Someone else will have to help you on this one.

Have you tried the derivation options of the Aggregator stage?

Posted: Tue May 04, 2004 12:12 am
by newkid
Gazelle wrote:Sorry. I missed some vital information about your environment.
I'm using v7.x. I do not know if v6 has a "Remove Duplicates" stage.

Someone else will have to help you on this one.

Have you tried the derivation options of the Aggregator stage?
No yet. But I think tomorrow, I will try the aggregator with group by
the provider number and max on date. (basically, a lot of provider information field but I only want the most recent record) and that should work. I have a SQL which does that but it is not working in DS.
I think this 2 step should do it.

Thanks.

Posted: Tue May 04, 2004 12:16 am
by ray.wurlod
If the meaning of "duplicate" means "same key", write to hashed file then read from hashed file. Updates to hashed files are destructive overwrites, so this is an easy way to remove duplicates.

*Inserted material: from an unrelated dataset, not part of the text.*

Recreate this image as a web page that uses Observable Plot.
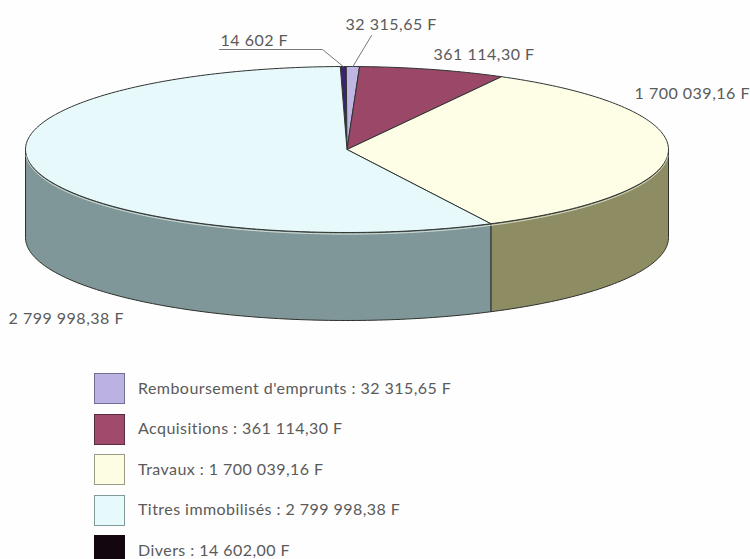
<!DOCTYPE html>
<html lang="fr">
<head>
<meta charset="utf-8">
<script src="https://cdn.jsdelivr.net/npm/d3@7"></script>
<script src="https://cdn.jsdelivr.net/npm/@observablehq/plot@0.6"></script>
<style>
  html,body{margin:0;padding:0;background:#fefefe;overflow:hidden;width:750px;height:559px}
  svg{display:block;background:transparent}
  #legend{position:absolute;left:94px;top:373px;font-family:Lato,sans-serif;font-size:16px;line-height:1;letter-spacing:.45px;color:#5a5a5a}
  .row{display:flex;align-items:center;height:31px;margin-bottom:9.5px;white-space:nowrap}
  .row span{position:relative;top:-1px}
  .sw{width:29px;height:29px;border:1px solid;margin-right:13px;flex:none}
  .lbl text{letter-spacing:.5px}
</style>
</head>
<body>
<div id="chart"></div>
<div id="legend"></div>
<script>
// ---- data (clockwise slice order, starting at the top of the pie)
const categories = ["Divers", "Remboursement d'emprunts", "Acquisitions", "Travaux", "Titres immobilisés"];
const values = [14602.00, 32315.65, 361114.30, 1700039.16, 2799998.38];
const sliceLabels = ["14 602 F", "32 315,65 F", "361 114,30 F", "1 700 039,16 F", "2 799 998,38 F"];
const legendValues = ["14 602,00 F", "32 315,65 F", "361 114,30 F", "1 700 039,16 F", "2 799 998,38 F"];
const legendOrder = [1, 2, 3, 4, 0];

// ---- styles and layout
const topColors = ["#3d2270", "#c0b6e4", "#9a4768", "#fefee6", "#e7f9fb"];
const sideColors = ["#222", "#777", "#5a2c40", "#8e8c63", "#7f9798"];
const swatchColors = ["#14060f", "#bcb2e2", "#a04a6c", "#fdfde4", "#e6fafb"];
const swatchBorders = ["#14060f", "#6f6f99", "#5a2c40", "#9a9a85", "#7f9a98"];
const labelX = [220, 345, 433, 634, 8];
const labelY = [40, 24, 54, 93, 318];
const cx = 346.5, cy = 149, rx = 321.5, ry = 83, depth = 88;
const startDeg = -1.2;
const width = 750, height = 360;

// ---- geometry derived from the values
const rad = d => d * Math.PI / 180;
const arcs = d3.pie().sort(null).startAngle(rad(startDeg)).endAngle(rad(startDeg + 360))(values);
const px = t => cx + rx * Math.sin(t);
const py = (t, dy = 0) => cy - ry * Math.cos(t) + dy;
const sampled = (a, b) => {
  const n = Math.max(2, Math.ceil((b - a) / rad(1)));
  return d3.range(n + 1).map(i => a + (b - a) * i / n);
};

const tops = arcs.map(a => {
  const pts = sampled(a.startAngle, a.endAngle).map(t => ({x: px(t), y: py(t)}));
  return [{x: cx, y: cy}, ...pts, {x: cx, y: cy}];
});

const sides = arcs.map(a => {
  const s = Math.max(a.startAngle, rad(90)), e = Math.min(a.endAngle, rad(270));
  if (e <= s) return null;
  const ts = sampled(s, e);
  const up = ts.map(t => ({x: px(t), y: py(t)}));
  const down = ts.slice().reverse().map(t => ({x: px(t), y: py(t, depth)}));
  return [...up, ...down, up[0]];
});

const highlight = sampled(rad(93), rad(267)).map(t => ({x: px(t), y: py(t, 1.6)}));

// leader lines: from the label to the rim of the slice
const rimAt = i => {
  const m = (arcs[i].startAngle + arcs[i].endAngle) / 2;
  return {x: px(m), y: py(m)};
};
const leaderA = [{x: 219, y: 49}, {x: 322, y: 49}, rimAt(0)];
const leaderB = [{x: 371, y: 35}, rimAt(1)];

const labelRows = sliceLabels.map((text, i) => ({text, x: labelX[i], y: labelY[i]}));

const marks = [];
sides.forEach((p, i) => {
  if (p) marks.push(Plot.line(p, {x: "x", y: "y", fill: sideColors[i], stroke: "#2d302c", strokeWidth: 1}));
});
tops.forEach((p, i) => {
  marks.push(Plot.line(p, {x: "x", y: "y", fill: topColors[i], stroke: "#2f3432", strokeWidth: 1, strokeLinejoin: "round"}));
});
marks.push(Plot.line(highlight, {x: "x", y: "y", stroke: "#eef3ea", strokeWidth: 1, strokeOpacity: 0.75}));
marks.push(Plot.line(leaderA, {x: "x", y: "y", stroke: "#777", strokeWidth: 1}));
marks.push(Plot.line(leaderB, {x: "x", y: "y", stroke: "#777", strokeWidth: 1}));
marks.push(Plot.text(labelRows, {
  x: "x", y: "y", text: "text", textAnchor: "start", fontSize: 16,
  fontFamily: "Lato, sans-serif", fill: "#5a5a5a", className: "lbl"
}));

const chart = Plot.plot({
  width, height,
  margin: 0,
  x: {domain: [0, width], range: [0, width], axis: null},
  y: {domain: [0, height], range: [0, height], axis: null},
  style: {background: "transparent"},
  marks
});
document.getElementById("chart").append(chart);

// ---- legend
const legend = d3.select("#legend");
legendOrder.forEach(i => {
  const row = legend.append("div").attr("class", "row");
  row.append("div").attr("class", "sw")
    .style("background", swatchColors[i]).style("border-color", swatchBorders[i]);
  row.append("span").text(`${categories[i]} : ${legendValues[i]}`);
});
</script>
</body>
</html>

If you need to record duplicates, this is slightly more complex, in that you have to check the same hashed file to determine whether you've seen this key before. Select "lock for update" in the HF stage that writes to the hashed file. Both HF stages access the same hashed file.

Code: Select all

                      HFStage1
                         |
                         V
            ------>  Transfomer  ----->
                         |
                         V
                      HFStage2
Iin this design, the output link is constrained on the result of the lookup
  • if the lookup failed, this key has not been seen yet
    if the lookup succeeded, this key has already been seen
Use two outputs if needed.